Though not everyone might recognize the fight over Social Security as part of the war on workers, it most certainly is. Along with current cash compensation, workers earn Social Security through their labor. They earn Social Security's life insurance protection, long-term disability protection, and deferred compensation in the form of retirement income.

When workers earn less in take-home pay, their Social Security benefits are lower, as well. And many are fighting to cut those benefits, in an effort to dismantle this source of economic security for America's workers, whom we honor each Labor Day.

Those benefits are too low, as it is. And, unless legislation to expand Social Security is enacted, they will be even lower in the future. In 1995, Social Security replaced 43 percent of the wages of medium earning workers turning age 65 and retiring in that year; today, that retiring worker would only receive 40 percent of wages; and workers born in 1960, and retiring at age 65 in 2025 will receive only 36 percent of their wages. Their younger siblings, retiring at age 62 in those years, would receive 35 percent, 33 percent, and just 30 percent, as the result of benefit cuts now being phased in. And this does not take into account the taxation of those benefits nor the rising health care costs that take a larger and larger bite out of those already modest benefits.
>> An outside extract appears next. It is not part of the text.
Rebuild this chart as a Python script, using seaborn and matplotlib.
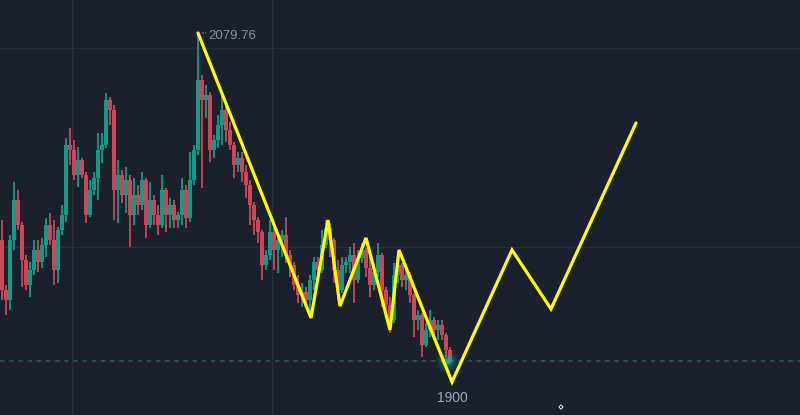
import numpy as np
import pandas as pd
import matplotlib
matplotlib.use("Agg")
import matplotlib.pyplot as plt
import seaborn as sns

# ---- candle data ----
open_ = [1973.1, 1947.4, 1942.2, 1973.1, 1993.7, 1980.9, 1962.8, 1950.0, 1957.7, 1968.0,
         1961.8, 1970.6, 1980.9, 1973.1, 1957.7, 1978.3, 1986.0, 2022.1, 2019.5, 2006.6,
         2014.3, 2006.6, 1986.0, 1998.9, 2005.1, 2019.5, 2022.1, 2045.3, 2040.1, 1998.9,
         2006.6, 1996.3, 2004.0, 1986.0, 1996.3, 1991.2, 2004.0, 1980.9, 1993.7, 1986.0,
         1980.9, 1998.9, 1986.0, 1991.2, 1983.4, 1986.0, 1998.9, 1984.5, 2004.0, 2019.5,
         2055.6, 2045.3, 2047.8, 2019.5, 2024.6, 2032.4, 2040.1, 2029.8, 2022.1, 2011.8,
         2015.4, 2008.2, 2001.5, 1991.2, 1983.4, 1977.3, 1960.3, 1965.4, 1977.3, 1968.0,
         1973.1, 1975.7, 1965.4, 1960.3, 1950.0, 1944.8, 1946.4, 1942.2, 1952.5, 1961.8,
         1957.7, 1970.6, 1979.3, 1973.1, 1957.7, 1947.4, 1960.3, 1961.8, 1965.4, 1952.5,
         1963.9, 1968.0, 1958.7, 1950.0, 1956.7, 1965.4, 1947.4, 1939.7, 1931.9, 1955.1,
         1960.3, 1952.5, 1955.1, 1944.8, 1931.9, 1934.5, 1919.1, 1926.8, 1931.9, 1926.8,
         1929.4, 1924.2, 1916.5]
high = [1983.4, 1950.0, 1975.7, 2003.0, 1998.9, 1982.4, 1965.4, 1961.8, 1973.1, 1973.1,
        1974.2, 1984.5, 1987.0, 1983.4, 1979.8, 1991.2, 2025.7, 2030.8, 2024.6, 2021.0,
        2015.4, 2008.2, 2004.0, 2008.2, 2028.3, 2028.3, 2048.9, 2046.8, 2042.7, 2014.3,
        2009.2, 2010.7, 2006.6, 2005.1, 2001.5, 2008.2, 2005.1, 2003.0, 1996.3, 1991.2,
        2006.6, 1999.9, 1994.8, 1993.7, 1987.6, 2005.1, 2001.5, 2018.5, 2022.1, 2079.76,
        2058.1, 2053.0, 2049.4, 2027.2, 2037.5, 2047.8, 2042.7, 2033.9, 2023.6, 2018.5,
        2018.5, 2011.8, 2004.0, 1992.7, 1985.0, 1978.3, 1968.0, 1983.4, 1979.3, 1976.7,
        1978.3, 1985.0, 1968.0, 1961.8, 1955.1, 1951.0, 1948.9, 1955.1, 1964.4, 1964.4,
        1978.3, 1983.4, 1981.9, 1974.2, 1962.8, 1964.4, 1964.4, 1969.5, 1971.6, 1968.0,
        1971.6, 1969.0, 1968.0, 1961.3, 1971.6, 1966.4, 1948.9, 1943.8, 1961.3, 1964.4,
        1961.3, 1957.7, 1956.7, 1945.8, 1937.1, 1935.5, 1930.4, 1937.1, 1933.5, 1931.9,
        1931.9, 1925.2, 1918.0]
low = [1942.2, 1934.5, 1937.1, 1968.0, 1978.3, 1948.9, 1947.4, 1943.8, 1955.1, 1956.7,
       1958.7, 1964.4, 1970.6, 1950.0, 1951.0, 1975.7, 1982.4, 2011.8, 2004.0, 2000.4,
       2005.1, 1981.9, 1985.0, 1996.3, 1993.7, 2012.8, 2020.5, 2032.4, 1983.4, 1981.9,
       1992.2, 1987.0, 1969.5, 1980.9, 1986.0, 1988.6, 1974.2, 1979.3, 1980.9, 1975.7,
       1979.3, 1977.3, 1979.3, 1979.3, 1979.3, 1980.9, 1979.3, 1982.4, 2001.5, 2016.9,
       1999.9, 2036.0, 2013.3, 2015.4, 2020.5, 2022.1, 2023.6, 2019.5, 2005.1, 2008.2,
       2003.0, 1994.8, 1980.9, 1975.7, 1971.6, 1952.5, 1957.7, 1962.8, 1957.7, 1956.1,
       1964.4, 1961.3, 1954.1, 1947.4, 1940.7, 1938.6, 1940.2, 1933.5, 1947.4, 1954.1,
       1956.1, 1969.0, 1964.4, 1951.0, 1942.2, 1945.8, 1956.1, 1956.1, 1940.7, 1951.0,
       1961.3, 1954.1, 1943.8, 1947.4, 1954.1, 1938.6, 1933.5, 1925.2, 1930.4, 1951.0,
       1948.9, 1947.4, 1940.7, 1923.2, 1926.8, 1912.9, 1918.0, 1923.2, 1923.2, 1921.6,
       1921.6, 1912.9, 1909.8]
close = [1947.4, 1942.2, 1973.1, 1993.7, 1980.9, 1962.8, 1950.0, 1957.7, 1968.0, 1961.8,
         1970.6, 1980.9, 1973.1, 1957.7, 1978.3, 1986.0, 2022.1, 2019.5, 2006.6, 2014.3,
         2006.6, 1986.0, 1998.9, 2005.1, 2019.5, 2022.1, 2045.3, 2040.1, 1998.9, 2006.6,
         1996.3, 2004.0, 1986.0, 1996.3, 1991.2, 2004.0, 1980.9, 1993.7, 1986.0, 1980.9,
         1998.9, 1986.0, 1991.2, 1983.4, 1986.0, 1998.9, 1984.5, 2004.0, 2019.5, 2055.6,
         2045.3, 2047.8, 2019.5, 2024.6, 2032.4, 2040.1, 2029.8, 2022.1, 2011.8, 2015.4,
         2008.2, 2001.5, 1991.2, 1983.4, 1977.3, 1960.3, 1965.4, 1977.3, 1968.0, 1973.1,
         1975.7, 1965.4, 1960.3, 1950.0, 1944.8, 1946.4, 1942.2, 1952.5, 1961.8, 1957.7,
         1970.6, 1979.3, 1973.1, 1957.7, 1947.4, 1960.3, 1961.8, 1965.4, 1952.5, 1963.9,
         1968.0, 1958.7, 1950.0, 1956.7, 1965.4, 1947.4, 1939.7, 1931.9, 1955.1, 1960.3,
         1952.5, 1955.1, 1944.8, 1931.9, 1934.5, 1919.1, 1926.8, 1931.9, 1926.8, 1929.4,
         1924.2, 1916.5, 1910.8]

# ---- hand-drawn projection (yellow) ----
wave_idx = [49, 77.25, 81.5, 84.5, 91, 97, 99.25, 112.5, 127.5, 137.25, 158.5]
wave_price = [2079.76, 1933.0, 1983.4, 1939.1, 1974.2, 1926.8, 1968.0, 1900.0, 1968.0, 1937.6, 2033.4]

peak_label = "2079.76"
target_label = "1900"
last_price = 1910.8

# ---- styling ----
BG = "#1b202d"
GRID = "#262e3c"
UP = "#129a88"
DOWN = "#cc4657"

sns.set_theme(style="dark", rc={"axes.facecolor": BG, "figure.facecolor": BG})
plt.rcParams["font.family"] = ["Liberation Sans", "DejaVu Sans"]

df = pd.DataFrame({"open": open_, "high": high, "low": low, "close": close})
df["idx"] = np.arange(len(df))
df["up"] = df["close"] >= df["open"]

fig = plt.figure(figsize=(8.0, 4.15), dpi=100)
ax = fig.add_axes([0, 0, 1, 1])
ax.set_facecolor(BG)

ax.set_xlim(-0.5, 199.5)
ax.set_ylim(1882.99, 2096.76)
ax.set_xticks([17.5, 67.5])
ax.set_yticks([1969.5, 2072.0])
ax.grid(True, color=GRID, linewidth=1)
ax.tick_params(length=0, labelbottom=False, labelleft=False)
for s in ax.spines.values():
    s.set_visible(False)

colors = np.where(df["up"], UP, DOWN)
ax.vlines(df["idx"], df["low"], df["high"], colors=colors, linewidth=1.3, zorder=2)
body_lo = np.minimum(df["open"], df["close"])
body_h = np.maximum(np.abs(df["close"] - df["open"]), 0.8)
ax.bar(df["idx"], body_h, bottom=body_lo, width=0.85, color=colors, linewidth=0, zorder=3)

# last price dashed line
ax.axhline(last_price, color="#1f5b59", linewidth=1.1, linestyle=(0, (3, 3)), zorder=1)

# glow on last candle
last_i = df["idx"].iloc[-1] - 0.7
for s, a in [(300, 0.08), (180, 0.12), (90, 0.22), (35, 0.45), (10, 0.8)]:
    ax.scatter([last_i], [last_price], s=s, color="#17b8a0", alpha=a, linewidths=0, zorder=4)

# yellow projection
wave = pd.DataFrame({"x": wave_idx, "y": wave_price})
sns.lineplot(data=wave, x="x", y="y", sort=False, color="#ffff00", linewidth=2.3,
             ax=ax, zorder=5, solid_joinstyle="miter")
ax.set_xlabel("")
ax.set_ylabel("")

# labels
ax.text(wave_idx[0] + 0.5, wave_price[0] - 1.2, "ˈˈˈ", color="#8d919b", fontsize=6,
        ha="left", va="center", zorder=6, family=["DejaVu Sans"])
ax.text(wave_idx[0] + 2.7, wave_price[0] - 1.6, peak_label, color="#8d919b", fontsize=9.5,
        ha="left", va="center", zorder=6)
ax.text(wave_idx[7], wave_price[7] - 8.2, target_label, color="#a3a7b0", fontsize=10,
        ha="center", va="center", zorder=6)

# tiny cursor marker
ax.scatter([139.75], [1887.1], marker="D", s=5, facecolors="none", edgecolors="white",
           linewidths=0.6, zorder=6)

fig.savefig("out.png", dpi=100, facecolor=BG)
To win on every front in the ongoing war against workers, it is imperative that there be solidarity. Those on the other side seek to turn us against each other. They seek to direct our anger against immigrants, for example, though foreign born workers are being exploited just like American-born workers. In the case of Social Security, they seek to turn young workers against retired workers, though both groups are struggling economically.

In magic, it is called misdirection -- an effort to distract from the real action. Those waging the war would love for us to fight each other, despite the obvious truth that there is more that unites us than divides us. President Franklin Roosevelt understood this well. In defending Social Security, he reminded us, "It is an old strategy of tyrants to delude their victims into fighting their battles for them."
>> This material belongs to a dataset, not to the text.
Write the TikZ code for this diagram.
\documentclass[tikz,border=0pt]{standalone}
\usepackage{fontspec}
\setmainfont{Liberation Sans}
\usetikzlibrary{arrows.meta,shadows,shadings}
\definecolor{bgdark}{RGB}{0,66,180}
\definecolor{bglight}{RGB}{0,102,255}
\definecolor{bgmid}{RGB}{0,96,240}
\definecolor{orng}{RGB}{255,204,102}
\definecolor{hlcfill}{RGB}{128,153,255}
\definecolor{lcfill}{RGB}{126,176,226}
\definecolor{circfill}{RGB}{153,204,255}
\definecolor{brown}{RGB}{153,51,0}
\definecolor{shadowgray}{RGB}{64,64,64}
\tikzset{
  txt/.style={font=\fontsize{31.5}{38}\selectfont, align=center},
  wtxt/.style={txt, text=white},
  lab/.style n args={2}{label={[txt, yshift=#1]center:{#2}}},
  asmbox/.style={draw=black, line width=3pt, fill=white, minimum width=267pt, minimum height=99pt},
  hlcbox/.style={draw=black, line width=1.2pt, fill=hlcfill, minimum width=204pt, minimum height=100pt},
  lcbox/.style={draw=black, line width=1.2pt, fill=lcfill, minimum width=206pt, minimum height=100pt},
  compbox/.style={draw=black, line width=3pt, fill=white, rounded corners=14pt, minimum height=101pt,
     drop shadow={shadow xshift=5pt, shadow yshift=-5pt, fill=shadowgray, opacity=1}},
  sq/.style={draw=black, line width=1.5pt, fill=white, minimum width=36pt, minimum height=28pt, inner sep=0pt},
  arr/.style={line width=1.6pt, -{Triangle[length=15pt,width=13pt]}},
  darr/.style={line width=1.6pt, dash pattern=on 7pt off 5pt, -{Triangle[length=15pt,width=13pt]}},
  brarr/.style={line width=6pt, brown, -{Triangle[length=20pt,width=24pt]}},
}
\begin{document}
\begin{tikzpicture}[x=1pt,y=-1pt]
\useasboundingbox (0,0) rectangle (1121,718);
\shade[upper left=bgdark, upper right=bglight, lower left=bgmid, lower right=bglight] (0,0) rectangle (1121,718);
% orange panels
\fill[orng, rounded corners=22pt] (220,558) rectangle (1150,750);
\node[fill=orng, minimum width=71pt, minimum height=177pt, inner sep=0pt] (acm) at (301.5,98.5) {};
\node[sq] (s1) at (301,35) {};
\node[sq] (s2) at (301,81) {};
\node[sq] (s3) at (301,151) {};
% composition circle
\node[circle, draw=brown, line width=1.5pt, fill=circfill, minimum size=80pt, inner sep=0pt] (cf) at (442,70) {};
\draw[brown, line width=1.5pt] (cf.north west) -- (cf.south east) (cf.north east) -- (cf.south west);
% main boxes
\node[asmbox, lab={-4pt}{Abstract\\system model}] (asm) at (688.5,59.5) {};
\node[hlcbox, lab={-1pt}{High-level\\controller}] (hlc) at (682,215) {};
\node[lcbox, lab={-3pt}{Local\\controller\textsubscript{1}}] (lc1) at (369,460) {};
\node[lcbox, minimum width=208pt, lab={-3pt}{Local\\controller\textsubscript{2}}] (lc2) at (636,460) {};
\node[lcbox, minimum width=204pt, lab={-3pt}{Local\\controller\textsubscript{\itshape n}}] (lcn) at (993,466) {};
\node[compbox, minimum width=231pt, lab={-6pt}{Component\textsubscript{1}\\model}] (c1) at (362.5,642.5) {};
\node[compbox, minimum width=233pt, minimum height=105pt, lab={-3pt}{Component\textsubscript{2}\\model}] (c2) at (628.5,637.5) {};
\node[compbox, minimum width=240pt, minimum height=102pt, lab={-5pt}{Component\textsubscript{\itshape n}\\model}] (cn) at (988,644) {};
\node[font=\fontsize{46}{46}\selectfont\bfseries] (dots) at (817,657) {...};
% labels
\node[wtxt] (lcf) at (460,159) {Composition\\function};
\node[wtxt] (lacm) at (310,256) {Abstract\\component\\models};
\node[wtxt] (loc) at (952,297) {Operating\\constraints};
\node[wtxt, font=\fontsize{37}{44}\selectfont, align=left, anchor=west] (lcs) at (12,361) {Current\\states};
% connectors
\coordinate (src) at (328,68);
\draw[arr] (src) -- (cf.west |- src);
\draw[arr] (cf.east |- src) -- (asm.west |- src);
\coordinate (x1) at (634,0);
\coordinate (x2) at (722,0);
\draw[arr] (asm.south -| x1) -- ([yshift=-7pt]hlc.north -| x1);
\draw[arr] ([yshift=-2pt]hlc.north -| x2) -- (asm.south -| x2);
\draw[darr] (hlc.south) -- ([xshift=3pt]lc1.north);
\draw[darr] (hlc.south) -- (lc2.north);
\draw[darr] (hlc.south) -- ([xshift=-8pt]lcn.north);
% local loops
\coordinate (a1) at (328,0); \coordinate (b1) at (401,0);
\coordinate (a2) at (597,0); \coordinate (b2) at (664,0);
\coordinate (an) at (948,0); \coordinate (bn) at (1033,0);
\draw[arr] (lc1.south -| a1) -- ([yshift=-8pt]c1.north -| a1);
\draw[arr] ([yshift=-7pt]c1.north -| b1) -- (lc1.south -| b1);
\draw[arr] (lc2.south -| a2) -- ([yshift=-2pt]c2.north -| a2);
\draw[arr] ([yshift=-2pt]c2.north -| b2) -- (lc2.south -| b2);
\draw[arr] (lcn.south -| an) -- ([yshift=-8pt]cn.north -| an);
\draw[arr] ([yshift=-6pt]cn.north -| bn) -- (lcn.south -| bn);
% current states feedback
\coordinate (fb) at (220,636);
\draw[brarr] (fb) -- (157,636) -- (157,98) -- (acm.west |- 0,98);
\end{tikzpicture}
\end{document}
The tyrants to whom he was referring were the monied class -- the same tyrants today bankrolling politicians who support the policies that have resulted in dangerous and perilous rising income inequality.

President Roosevelt was not fooled or deterred. In response to those interests, whose hatred he welcomed, he pushed through far-sighted legislation. Among the visionary legislation were the enactment of a minimum wage and maximum hours, protections for workers who wanted to unionize, and Social Security. Those enactments were followed by the creation of a vibrant middle class, sustained economic growth and a fairer distribution of the fruits of that economic growth.
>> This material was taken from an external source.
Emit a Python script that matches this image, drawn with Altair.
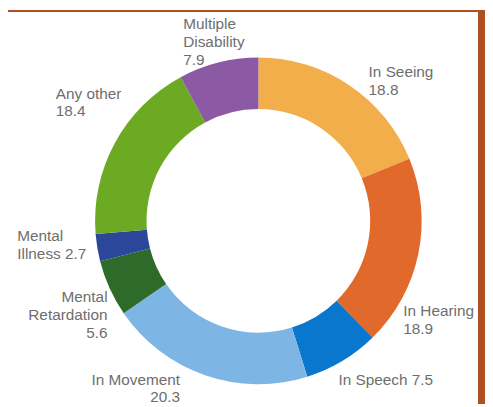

We should learn from the past. We should fight together to raise the minimum wage, protect and strengthen the ability of workers , expand Social Security and other legislation that helps us all. We should work together, as well, to elect leaders who will fight with us. On this Labor Day, I am grateful to those who are engaged in all the various fronts. For my part, I am committed to continuing to fight to get the truth out about Social Security and fight for its expansion.

With all of us fighting in solidarity on all of these related battles, I am confident that future Labor Days will be more than times to praise our nation's workers and enjoy the last days of summer. They will be days for true celebration.